"Lava tsunami" seen spewing from Cumbre Vieja volcano

·2 min read

Volcanologists on Thursday said they discovered a "lava tsunami" rapidly flowing from the Cumbre Vieja volcano on the Spanish island of La Palma. Cumbre Vieja started erupting nearly a month ago, forcing the evacuation of thousands of people as lava has made its way through towns and toward the Atlantic Ocean. 

Video posted by the Volcanological Institute of the Canary Islands, known as INVOLCAN, shows the so-called "tsunami" racing down the volcano. The scene, the institute said, is a picture of "amazing speed and overflow of the lava channel." 

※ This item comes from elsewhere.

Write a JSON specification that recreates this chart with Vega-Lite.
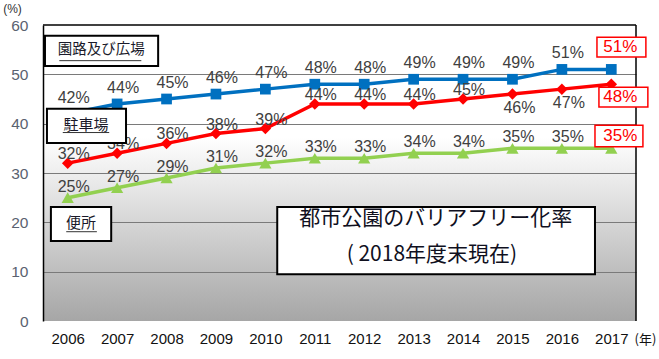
{
  "$schema": "https://vega.github.io/schema/vega-lite/v6.json",
  "width": 593,
  "height": 296,
  "autosize": {"type": "none"},
  "padding": {"left": 43, "top": 25, "right": 23, "bottom": 38},
  "background": "white",
  "view": {
    "stroke": null,
    "fill": {"gradient": "linear", "x1": 0, "y1": 0, "x2": 0, "y2": 1,
      "stops": [{"offset": 0, "color": "#ffffff"}, {"offset": 0.38, "color": "#ffffff"}, {"offset": 1, "color": "#a6a6a6"}]}
  },
  "config": {"font": "Liberation Sans"},
  "data": {"values": [
    {"year": 2006, "series": "園路及び広場", "value": 42, "label": "42%"},
    {"year": 2007, "series": "園路及び広場", "value": 44, "label": "44%"},
    {"year": 2008, "series": "園路及び広場", "value": 45, "label": "45%"},
    {"year": 2009, "series": "園路及び広場", "value": 46, "label": "46%"},
    {"year": 2010, "series": "園路及び広場", "value": 47, "label": "47%"},
    {"year": 2011, "series": "園路及び広場", "value": 48, "label": "48%"},
    {"year": 2012, "series": "園路及び広場", "value": 48, "label": "48%"},
    {"year": 2013, "series": "園路及び広場", "value": 49, "label": "49%"},
    {"year": 2014, "series": "園路及び広場", "value": 49, "label": "49%"},
    {"year": 2015, "series": "園路及び広場", "value": 49, "label": "49%"},
    {"year": 2016, "series": "園路及び広場", "value": 51, "label": "51%"},
    {"year": 2017, "series": "園路及び広場", "value": 51, "label": "51%"},
    {"year": 2006, "series": "駐車場", "value": 32, "label": "32%"},
    {"year": 2007, "series": "駐車場", "value": 34, "label": "34%"},
    {"year": 2008, "series": "駐車場", "value": 36, "label": "36%"},
    {"year": 2009, "series": "駐車場", "value": 38, "label": "38%"},
    {"year": 2010, "series": "駐車場", "value": 39, "label": "39%"},
    {"year": 2011, "series": "駐車場", "value": 44, "label": "44%"},
    {"year": 2012, "series": "駐車場", "value": 44, "label": "44%"},
    {"year": 2013, "series": "駐車場", "value": 44, "label": "44%"},
    {"year": 2014, "series": "駐車場", "value": 45, "label": "45%"},
    {"year": 2015, "series": "駐車場", "value": 46, "label": "46%"},
    {"year": 2016, "series": "駐車場", "value": 47, "label": "47%"},
    {"year": 2017, "series": "駐車場", "value": 48, "label": "48%"},
    {"year": 2006, "series": "便所", "value": 25, "label": "25%"},
    {"year": 2007, "series": "便所", "value": 27, "label": "27%"},
    {"year": 2008, "series": "便所", "value": 29, "label": "29%"},
    {"year": 2009, "series": "便所", "value": 31, "label": "31%"},
    {"year": 2010, "series": "便所", "value": 32, "label": "32%"},
    {"year": 2011, "series": "便所", "value": 33, "label": "33%"},
    {"year": 2012, "series": "便所", "value": 33, "label": "33%"},
    {"year": 2013, "series": "便所", "value": 34, "label": "34%"},
    {"year": 2014, "series": "便所", "value": 34, "label": "34%"},
    {"year": 2015, "series": "便所", "value": 35, "label": "35%"},
    {"year": 2016, "series": "便所", "value": 35, "label": "35%"},
    {"year": 2017, "series": "便所", "value": 35, "label": "35%"}
  ]},
  "layer": [
    {
      "mark": {"type": "line", "strokeWidth": 3.5},
      "encoding": {
        "x": {"field": "year", "type": "quantitative",
          "scale": {"domain": [2005.5, 2017.5], "nice": false, "zero": false},
          "axis": {"values": [2006, 2007, 2008, 2009, 2010, 2011, 2012, 2013, 2014, 2015, 2016, 2017], "format": "d",
            "labelFontSize": 15, "labelColor": "#111111", "labelPadding": 10, "ticks": false, "domain": false, "grid": false,
            "title": "(年)", "titleX": 602, "titleY": 18, "titleAlign": "center", "titleBaseline": "middle",
            "titleFont": "Noto Sans CJK JP", "titleFontSize": 13, "titleFontWeight": "normal", "titleColor": "#111111"}},
        "y": {"field": "value", "type": "quantitative",
          "scale": {"domain": [0, 60], "nice": false},
          "axis": {"values": [0, 10, 20, 30, 40, 50, 60], "labelFontSize": 15.5, "labelColor": "#5a6270", "labelPadding": 15,
            "ticks": false, "domain": true, "domainColor": "#000000", "domainWidth": 1.5,
            "grid": true, "gridColor": "#7a7a7a", "gridWidth": 1.2,
            "gridOpacity": {"condition": {"test": "datum.value == 0 || datum.value == 60", "value": 0}, "value": 1},
            "title": "(%)", "titleAngle": 0, "titleX": -31, "titleY": -17, "titleAlign": "center", "titleBaseline": "middle",
            "titleFontSize": 12, "titleFontWeight": "normal", "titleColor": "#333333"}},
        "color": {"field": "series", "type": "nominal",
          "scale": {"domain": ["園路及び広場", "駐車場", "便所"], "range": ["#0070C0", "#FF0000", "#92D050"]}, "legend": null}
      }
    },
    {
      "mark": {"type": "point", "filled": true, "opacity": 1},
      "encoding": {
        "x": {"field": "year", "type": "quantitative"},
        "y": {"field": "value", "type": "quantitative"},
        "color": {"field": "series", "type": "nominal", "legend": null},
        "shape": {"field": "series", "type": "nominal", "scale": {"domain": ["園路及び広場", "駐車場", "便所"], "range": ["square", "diamond", "triangle-up"]}, "legend": null},
        "size": {"field": "series", "type": "nominal", "scale": {"domain": ["園路及び広場", "駐車場", "便所"], "range": [115, 150, 140]}, "legend": null}
      }
    },
    {
      "data": {"values": [{}]},
      "mark": {"type": "rule", "color": "#000000", "strokeWidth": 1.5},
      "encoding": {"y": {"datum": 60, "type": "quantitative"}}
    },
    {
      "data": {"values": [{}]},
      "mark": {"type": "rule", "color": "#000000", "strokeWidth": 1.5},
      "encoding": {"x": {"datum": 2017.5, "type": "quantitative"}}
    },
    {
      "transform": [{"filter": "datum.series == '園路及び広場' && datum.year < 2017"}],
      "mark": {"type": "text", "fontSize": 16, "color": "#404040", "dx": 6, "dy": -16, "baseline": "middle"},
      "encoding": {"x": {"field": "year", "type": "quantitative"}, "y": {"field": "value", "type": "quantitative"}, "text": {"field": "label"}}
    },
    {
      "transform": [{"filter": "datum.series == '駐車場' && datum.year <= 2014"}],
      "mark": {"type": "text", "fontSize": 16, "color": "#404040", "dx": 6, "dy": -9, "baseline": "middle"},
      "encoding": {"x": {"field": "year", "type": "quantitative"}, "y": {"field": "value", "type": "quantitative"}, "text": {"field": "label"}}
    },
    {
      "transform": [{"filter": "datum.series == '駐車場' && (datum.year == 2015 || datum.year == 2016)"}],
      "mark": {"type": "text", "fontSize": 16, "color": "#404040", "dx": 7, "dy": 14, "baseline": "middle"},
      "encoding": {"x": {"field": "year", "type": "quantitative"}, "y": {"field": "value", "type": "quantitative"}, "text": {"field": "label"}}
    },
    {
      "transform": [{"filter": "datum.series == '便所' && datum.year < 2017"}],
      "mark": {"type": "text", "fontSize": 16, "color": "#404040", "dx": 6, "dy": -11, "baseline": "middle"},
      "encoding": {"x": {"field": "year", "type": "quantitative"}, "y": {"field": "value", "type": "quantitative"}, "text": {"field": "label"}}
    },
    {
      "data": {"values": [{}]},
      "mark": {"type": "rect", "fill": "#ffffff", "stroke": "#FF0000", "strokeWidth": 1.5},
      "encoding": {"x": {"datum": 2016.71, "type": "quantitative"}, "x2": {"datum": 2017.7}, "y": {"datum": 53.5, "type": "quantitative"}, "y2": {"datum": 57.5}}
    },
    {
      "data": {"values": [{}]},
      "mark": {"type": "rect", "fill": "#ffffff", "stroke": "#FF0000", "strokeWidth": 1.5},
      "encoding": {"x": {"datum": 2016.75, "type": "quantitative"}, "x2": {"datum": 2017.74}, "y": {"datum": 43.4, "type": "quantitative"}, "y2": {"datum": 47.4}}
    },
    {
      "data": {"values": [{}]},
      "mark": {"type": "rect", "fill": "#ffffff", "stroke": "#FF0000", "strokeWidth": 1.5},
      "encoding": {"x": {"datum": 2016.67, "type": "quantitative"}, "x2": {"datum": 2017.64}, "y": {"datum": 35.3, "type": "quantitative"}, "y2": {"datum": 39.7}}
    },
    {
      "transform": [{"filter": "datum.series == '園路及び広場' && datum.year == 2017"}],
      "mark": {"type": "text", "fontSize": 17, "color": "#FF0000", "dx": 9, "dy": -22, "baseline": "middle"},
      "encoding": {"x": {"field": "year", "type": "quantitative"}, "y": {"field": "value", "type": "quantitative"}, "text": {"field": "label"}}
    },
    {
      "transform": [{"filter": "datum.series == '駐車場' && datum.year == 2017"}],
      "mark": {"type": "text", "fontSize": 17, "color": "#FF0000", "dx": 9, "dy": 13, "baseline": "middle"},
      "encoding": {"x": {"field": "year", "type": "quantitative"}, "y": {"field": "value", "type": "quantitative"}, "text": {"field": "label"}}
    },
    {
      "transform": [{"filter": "datum.series == '便所' && datum.year == 2017"}],
      "mark": {"type": "text", "fontSize": 17, "color": "#FF0000", "dx": 9, "dy": -12, "baseline": "middle"},
      "encoding": {"x": {"field": "year", "type": "quantitative"}, "y": {"field": "value", "type": "quantitative"}, "text": {"field": "label"}}
    },
    {
      "data": {"values": [{}]},
      "mark": {"type": "rect", "fill": "#ffffff", "stroke": "#000000", "strokeWidth": 2},
      "encoding": {"x": {"datum": 2005.54, "type": "quantitative"}, "x2": {"datum": 2007.83}, "y": {"datum": 51.7, "type": "quantitative"}, "y2": {"datum": 57.8}}
    },
    {
      "data": {"values": [{}]},
      "mark": {"type": "text", "text": "園路及び広場", "font": "Noto Sans CJK JP", "fontSize": 14.5, "color": "#1a1a2a", "align": "center", "baseline": "middle"},
      "encoding": {"x": {"datum": 2006.68, "type": "quantitative"}, "y": {"datum": 54.9, "type": "quantitative"}}
    },
    {
      "data": {"values": [{}]},
      "mark": {"type": "rule", "color": "#333333", "strokeWidth": 1},
      "encoding": {"x": {"datum": 2005.83, "type": "quantitative"}, "x2": {"datum": 2007.49}, "y": {"datum": 52.77, "type": "quantitative"}}
    },
    {
      "data": {"values": [{}]},
      "mark": {"type": "rect", "fill": "#ffffff", "stroke": "#000000", "strokeWidth": 2},
      "encoding": {"x": {"datum": 2005.58, "type": "quantitative"}, "x2": {"datum": 2007.18}, "y": {"datum": 36.1, "type": "quantitative"}, "y2": {"datum": 43.0}}
    },
    {
      "data": {"values": [{}]},
      "mark": {"type": "text", "text": "駐車場", "font": "Noto Sans CJK JP", "fontSize": 15, "color": "#1a1a2a", "align": "center", "baseline": "middle"},
      "encoding": {"x": {"datum": 2006.37, "type": "quantitative"}, "y": {"datum": 39.8, "type": "quantitative"}}
    },
    {
      "data": {"values": [{}]},
      "mark": {"type": "rule", "color": "#333333", "strokeWidth": 1},
      "encoding": {"x": {"datum": 2005.9, "type": "quantitative"}, "x2": {"datum": 2006.84}, "y": {"datum": 38.2, "type": "quantitative"}}
    },
    {
      "data": {"values": [{}]},
      "mark": {"type": "rect", "fill": "#ffffff", "stroke": "#000000", "strokeWidth": 2},
      "encoding": {"x": {"datum": 2005.66, "type": "quantitative"}, "x2": {"datum": 2006.88}, "y": {"datum": 16.2, "type": "quantitative"}, "y2": {"datum": 23.1}}
    },
    {
      "data": {"values": [{}]},
      "mark": {"type": "text", "text": "便所", "font": "Noto Sans CJK JP", "fontSize": 15, "color": "#1a1a2a", "align": "center", "baseline": "middle"},
      "encoding": {"x": {"datum": 2006.27, "type": "quantitative"}, "y": {"datum": 19.9, "type": "quantitative"}}
    },
    {
      "data": {"values": [{}]},
      "mark": {"type": "rule", "color": "#333333", "strokeWidth": 1},
      "encoding": {"x": {"datum": 2005.97, "type": "quantitative"}, "x2": {"datum": 2006.59}, "y": {"datum": 18.1, "type": "quantitative"}}
    },
    {
      "data": {"values": [{}]},
      "mark": {"type": "rect", "fill": "#ffffff", "stroke": "#000000", "strokeWidth": 2},
      "encoding": {"x": {"datum": 2010.24, "type": "quantitative"}, "x2": {"datum": 2016.67}, "y": {"datum": 9.5, "type": "quantitative"}, "y2": {"datum": 23.1}}
    },
    {
      "data": {"values": [{}]},
      "mark": {"type": "text", "text": "都市公園のバリアフリー化率", "font": "Noto Sans CJK JP", "fontSize": 21, "color": "#10101e", "align": "center", "baseline": "middle"},
      "encoding": {"x": {"datum": 2013.45, "type": "quantitative"}, "y": {"datum": 20.6, "type": "quantitative"}}
    },
    {
      "data": {"values": [{}]},
      "mark": {"type": "text", "text": "( 2018年度末現在)", "font": "Noto Sans CJK JP", "fontSize": 21, "color": "#10101e", "align": "center", "baseline": "middle"},
      "encoding": {"x": {"datum": 2013.37, "type": "quantitative"}, "y": {"datum": 13.4, "type": "quantitative"}}
    }
  ]
}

Uno de nuestros equipos ha podido filmar hoy un verdadero "tsunami" de lava. Impresionante velocidad y desborde del canal lávico / today one of our crew was able to film a truly lava "tsunami". Amazing speed and overflow of the lava channel. pic.twitter.com/aoKiUSJ2bX

— INVOLCAN (@involcan) October 14, 2021

The government of the Canary Islands has said that this is the "most damaging volcano in Europe in the last 100 years." Canary Islands President Ángel Víctor Torres said Thursday that while there is "sorrow, sadness and uncertainty" on the island, there is also hope and courage. 

"The Palmists are not going to give up," he said. 

As of Thursday, the lava has spread to 674 hectares, more than 1,665 acres, according to the European Commission's Emergency Response Coordination Centre. Since the eruption started on September 19, 6,800 people have been evacuated, and 1,548 buildings have been destroyed. 

Other videos posted by INVOLCAN show several feet of lava — with layers of black rocks surrounding a steaming orange and red core — slowly moving down neighborhoods, covering streets and swallowing objects that are in its path. 

Avance de la colada de lava en el barrio de La Laguna a las 10,30 hora canaria / Lava flow advance in La Laguna neighborhood at 10,30 Canarian time pic.twitter.com/bX18IwUXnf

— INVOLCAN (@involcan) October 14, 2021

The island's agriculture, a main source of income for people on the island, has taken a hit from the eruption. On Thursday, the government said that more than 179 hectares, about 442 acres, of crops have been destroyed. Impacted crops include banana trees, vineyards and avocados, among other crops, the government said. 

Along with the lava's path, a major concern for locals is the accumulation of ash. The government said Friday that it has distributed more than 22,000 pairs of goggles and 280,000 masks to areas that have been directly impacted by the eruption. Citizens have been urged to stay indoors, and if they go outdoors, to fully cover their skin.